Status (as of 2026-05-30)​

Done / merged to main: core-lib framework + 6 ports (census/states, fec/contributions, gsa/domains, hifld/locations, dot/events, uscm/mayors). 16 branches consolidated β†’ just main. packages/llm extracted (gemini + enrichment subpackages). Migration-048 cleanup swept refs to the dropped public.jurisdiction table (now public.civic_jurisdiction).

scripts/colab/ eliminated β†’ packages/llm/src/llm/governance/ (2026-05-30): 24 live modules + notebook + README + mount_drive.sh + 2 CLIs moved via git mv (blame preserved); flat Colab imports rewritten to package-relative (from .x import …); dead colab_public_data.py

  • colab_notebook_ui.py (+ its test) deleted.
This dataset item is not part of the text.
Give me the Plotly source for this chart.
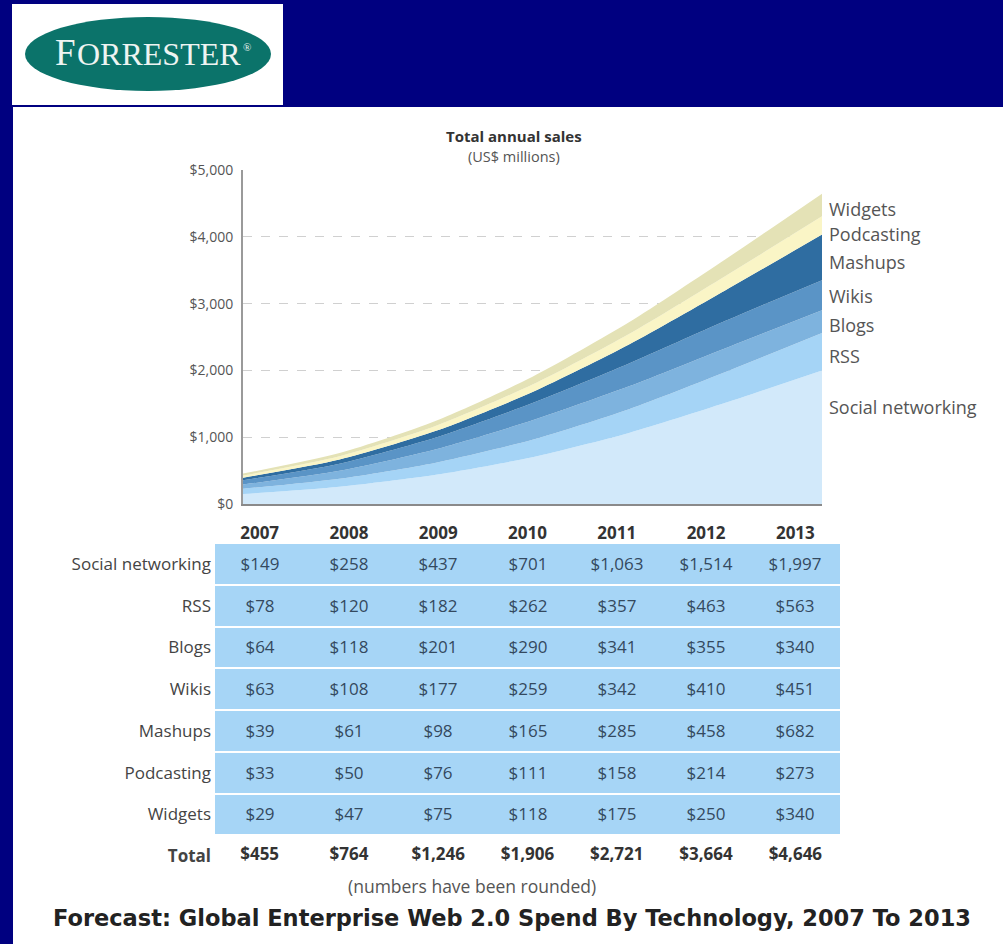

Notebook bootstrap now adds packages/llm/src to sys.path and imports llm.governance.*; CLIs run via python -m llm.governance.<cli>. Tests (test_colab_bootstrap, test_colab_runtime_phases, test_meeting_consolidated_summary, test_pipeline_media_scope) repointed. Residual cross-dep: governance modules still import scripts.utils.gdrive_paths (shared with scripts/discovery/*) β€” port that util next so the package stops reaching into scripts/.

In flight: feat/llm-enrichment-extraction (current branch) β€” enrichment subpackage port.

Backlog (prioritized):

  • Small/clean ports: nccs, naco, ballotpedia (measures), nces.
  • Medium (multi-loader): census (acs, municipalities…), parcels, jurisdictions, openstates.
  • Complex (need scoping, don't fit DataSourcePipeline cleanly): irs/load_irs_bmf.py, ballotpedia_integration.py (1570L), google_civic (1147L), wikidata (18 files), youtube (29 files).
  • HTTP downloaders (BaseAsyncClient migration, not DataSourcePipeline): download_gsa_domains, download_hifld, download_state_dot_public_pages, load_fec_bulk.
  • Skip (not pipelines): one-off SQL fixes, demos, helper modules, READMEs.

Remaining scripts/ subdirs still to triage: data, database, datasources, deployment, discovery, eboard, enrichment, enrichment_ai, examples, frontend, huggingface, jurisdictions, localview, maintenance, mcp, media, migrations, scraping, utils, wikicommons, wikimedia. (colab βœ… done β†’ packages/llm/src/llm/governance/.)

Context hygiene (native, not hand-rolled)​

Claude Code handles compaction and tool-result lifecycle automatically β€” don't build a message-pruning wrapper. When a unit of work finishes: record durable facts in memory, update this roadmap's Status, and start a fresh session for the next module.